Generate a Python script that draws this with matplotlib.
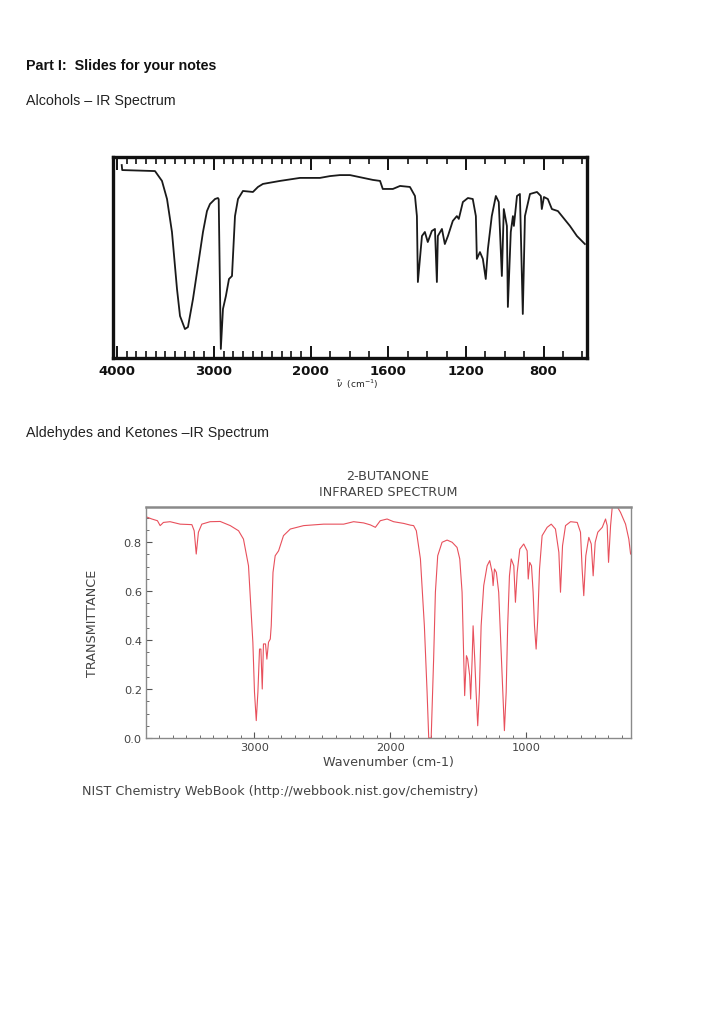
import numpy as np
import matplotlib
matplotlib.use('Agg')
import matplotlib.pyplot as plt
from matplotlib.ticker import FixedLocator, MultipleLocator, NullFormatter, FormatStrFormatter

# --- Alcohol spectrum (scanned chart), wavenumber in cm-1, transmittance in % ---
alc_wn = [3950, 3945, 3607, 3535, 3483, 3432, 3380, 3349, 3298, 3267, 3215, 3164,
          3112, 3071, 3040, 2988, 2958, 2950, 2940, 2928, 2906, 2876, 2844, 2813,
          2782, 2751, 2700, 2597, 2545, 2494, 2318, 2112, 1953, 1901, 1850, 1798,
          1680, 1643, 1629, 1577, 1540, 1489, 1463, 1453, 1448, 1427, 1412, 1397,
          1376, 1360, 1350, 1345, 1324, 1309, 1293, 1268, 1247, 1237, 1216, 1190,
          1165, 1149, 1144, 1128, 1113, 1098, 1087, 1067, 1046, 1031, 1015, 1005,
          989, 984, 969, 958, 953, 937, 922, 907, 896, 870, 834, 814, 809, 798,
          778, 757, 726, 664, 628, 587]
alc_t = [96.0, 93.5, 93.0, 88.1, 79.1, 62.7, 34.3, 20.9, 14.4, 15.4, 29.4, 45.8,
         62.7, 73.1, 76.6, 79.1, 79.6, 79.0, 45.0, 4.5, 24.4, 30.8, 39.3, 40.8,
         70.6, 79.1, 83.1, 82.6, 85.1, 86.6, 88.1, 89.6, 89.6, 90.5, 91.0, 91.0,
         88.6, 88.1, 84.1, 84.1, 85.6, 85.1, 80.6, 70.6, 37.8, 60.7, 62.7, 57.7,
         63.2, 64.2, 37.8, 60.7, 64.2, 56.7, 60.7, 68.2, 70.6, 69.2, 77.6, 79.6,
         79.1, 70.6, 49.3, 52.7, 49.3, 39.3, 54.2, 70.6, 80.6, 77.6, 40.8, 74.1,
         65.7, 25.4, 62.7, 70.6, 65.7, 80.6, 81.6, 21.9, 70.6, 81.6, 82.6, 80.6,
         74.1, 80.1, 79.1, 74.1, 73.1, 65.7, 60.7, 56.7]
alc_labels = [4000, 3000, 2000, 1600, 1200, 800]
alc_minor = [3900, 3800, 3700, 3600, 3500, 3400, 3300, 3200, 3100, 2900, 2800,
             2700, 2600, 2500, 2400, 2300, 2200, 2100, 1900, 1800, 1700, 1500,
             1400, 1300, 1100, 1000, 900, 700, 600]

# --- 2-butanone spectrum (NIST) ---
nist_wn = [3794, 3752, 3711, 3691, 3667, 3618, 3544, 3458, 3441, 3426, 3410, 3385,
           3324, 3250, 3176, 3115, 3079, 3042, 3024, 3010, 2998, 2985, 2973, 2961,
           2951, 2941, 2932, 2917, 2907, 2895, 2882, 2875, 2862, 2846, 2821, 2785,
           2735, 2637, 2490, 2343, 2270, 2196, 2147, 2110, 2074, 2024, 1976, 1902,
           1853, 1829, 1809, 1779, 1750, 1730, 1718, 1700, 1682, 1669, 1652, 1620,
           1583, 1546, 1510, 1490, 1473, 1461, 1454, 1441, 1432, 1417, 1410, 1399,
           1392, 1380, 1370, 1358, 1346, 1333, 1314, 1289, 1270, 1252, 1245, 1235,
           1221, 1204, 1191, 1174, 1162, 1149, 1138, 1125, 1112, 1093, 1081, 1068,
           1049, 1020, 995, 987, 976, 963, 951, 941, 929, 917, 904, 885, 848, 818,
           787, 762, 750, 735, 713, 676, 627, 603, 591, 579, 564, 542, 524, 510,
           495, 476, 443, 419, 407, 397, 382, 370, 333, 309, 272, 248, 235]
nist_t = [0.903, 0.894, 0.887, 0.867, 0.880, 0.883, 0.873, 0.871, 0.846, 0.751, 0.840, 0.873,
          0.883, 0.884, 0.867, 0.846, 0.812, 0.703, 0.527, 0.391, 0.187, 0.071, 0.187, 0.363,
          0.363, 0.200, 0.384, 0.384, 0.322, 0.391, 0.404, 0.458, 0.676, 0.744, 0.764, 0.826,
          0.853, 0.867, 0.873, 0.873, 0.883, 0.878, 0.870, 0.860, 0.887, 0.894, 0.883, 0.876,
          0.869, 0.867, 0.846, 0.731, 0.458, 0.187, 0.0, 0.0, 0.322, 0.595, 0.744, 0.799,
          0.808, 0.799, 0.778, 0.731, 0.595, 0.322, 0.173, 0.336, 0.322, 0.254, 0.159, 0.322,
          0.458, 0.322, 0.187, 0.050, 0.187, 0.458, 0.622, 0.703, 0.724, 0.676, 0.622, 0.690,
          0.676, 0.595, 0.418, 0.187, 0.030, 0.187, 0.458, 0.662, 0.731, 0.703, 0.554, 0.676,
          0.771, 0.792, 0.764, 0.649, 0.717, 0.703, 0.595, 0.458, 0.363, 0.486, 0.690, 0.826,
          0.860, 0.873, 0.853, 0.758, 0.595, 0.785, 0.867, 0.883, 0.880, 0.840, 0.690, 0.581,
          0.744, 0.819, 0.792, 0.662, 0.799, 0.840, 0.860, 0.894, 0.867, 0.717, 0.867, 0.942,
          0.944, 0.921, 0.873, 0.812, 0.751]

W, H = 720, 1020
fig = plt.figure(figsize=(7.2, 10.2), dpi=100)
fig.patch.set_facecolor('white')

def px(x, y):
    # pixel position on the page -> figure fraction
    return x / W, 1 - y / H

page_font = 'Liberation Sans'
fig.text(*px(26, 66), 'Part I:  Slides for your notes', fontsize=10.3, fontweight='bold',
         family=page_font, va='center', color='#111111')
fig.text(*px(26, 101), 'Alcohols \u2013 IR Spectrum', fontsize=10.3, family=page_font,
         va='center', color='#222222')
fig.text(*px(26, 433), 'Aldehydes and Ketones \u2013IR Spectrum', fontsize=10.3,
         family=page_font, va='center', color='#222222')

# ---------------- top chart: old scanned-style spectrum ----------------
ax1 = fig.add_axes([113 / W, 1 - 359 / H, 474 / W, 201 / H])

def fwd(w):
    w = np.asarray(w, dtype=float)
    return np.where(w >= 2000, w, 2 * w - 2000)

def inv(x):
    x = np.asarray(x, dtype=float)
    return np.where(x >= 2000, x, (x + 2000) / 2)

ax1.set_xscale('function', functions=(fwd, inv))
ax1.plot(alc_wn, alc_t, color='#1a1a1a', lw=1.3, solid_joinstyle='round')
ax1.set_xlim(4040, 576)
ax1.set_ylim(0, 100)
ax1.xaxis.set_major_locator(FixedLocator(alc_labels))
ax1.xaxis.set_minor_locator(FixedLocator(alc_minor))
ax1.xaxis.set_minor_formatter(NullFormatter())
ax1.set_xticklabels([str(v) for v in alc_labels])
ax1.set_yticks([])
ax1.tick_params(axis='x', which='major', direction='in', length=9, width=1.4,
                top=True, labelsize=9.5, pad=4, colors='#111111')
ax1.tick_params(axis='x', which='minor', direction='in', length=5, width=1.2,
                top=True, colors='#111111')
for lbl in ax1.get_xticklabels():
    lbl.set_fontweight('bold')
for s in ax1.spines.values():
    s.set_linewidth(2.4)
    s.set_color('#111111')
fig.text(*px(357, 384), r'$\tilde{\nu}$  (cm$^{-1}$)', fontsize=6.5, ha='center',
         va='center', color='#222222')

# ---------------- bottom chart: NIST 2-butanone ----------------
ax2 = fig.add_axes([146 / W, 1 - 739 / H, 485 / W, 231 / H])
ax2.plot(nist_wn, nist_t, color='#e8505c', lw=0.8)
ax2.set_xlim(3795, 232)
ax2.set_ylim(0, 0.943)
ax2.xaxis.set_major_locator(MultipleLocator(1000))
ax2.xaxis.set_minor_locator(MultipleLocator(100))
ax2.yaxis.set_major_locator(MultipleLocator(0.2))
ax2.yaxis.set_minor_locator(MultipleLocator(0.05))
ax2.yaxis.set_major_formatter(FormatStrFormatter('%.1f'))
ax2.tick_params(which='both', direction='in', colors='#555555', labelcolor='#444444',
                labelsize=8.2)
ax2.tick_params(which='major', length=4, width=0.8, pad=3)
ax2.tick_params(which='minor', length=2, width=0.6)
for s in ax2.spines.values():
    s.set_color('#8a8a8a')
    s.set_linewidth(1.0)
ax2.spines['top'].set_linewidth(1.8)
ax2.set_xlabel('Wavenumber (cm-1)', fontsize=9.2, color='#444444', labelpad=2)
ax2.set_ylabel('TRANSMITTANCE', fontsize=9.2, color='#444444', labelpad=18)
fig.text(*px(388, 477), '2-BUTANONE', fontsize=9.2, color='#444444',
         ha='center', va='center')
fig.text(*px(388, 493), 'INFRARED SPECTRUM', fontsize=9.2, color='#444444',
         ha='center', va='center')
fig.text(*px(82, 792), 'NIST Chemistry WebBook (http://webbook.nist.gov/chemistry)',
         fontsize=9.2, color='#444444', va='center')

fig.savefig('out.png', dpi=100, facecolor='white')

· · ·

_REQUIREMENTS_. Repeat the listing above exactly from its first line to the line containing "from matplotlib.ticker import", both included, and omit the pictures.

_SOLUTION_.
Generate a Python script that draws this with matplotlib.
import numpy as np
import matplotlib
matplotlib.use('Agg')
import matplotlib.pyplot as plt
from matplotlib.ticker import FixedLocator, MultipleLocator, NullFormatter, FormatStrFormatter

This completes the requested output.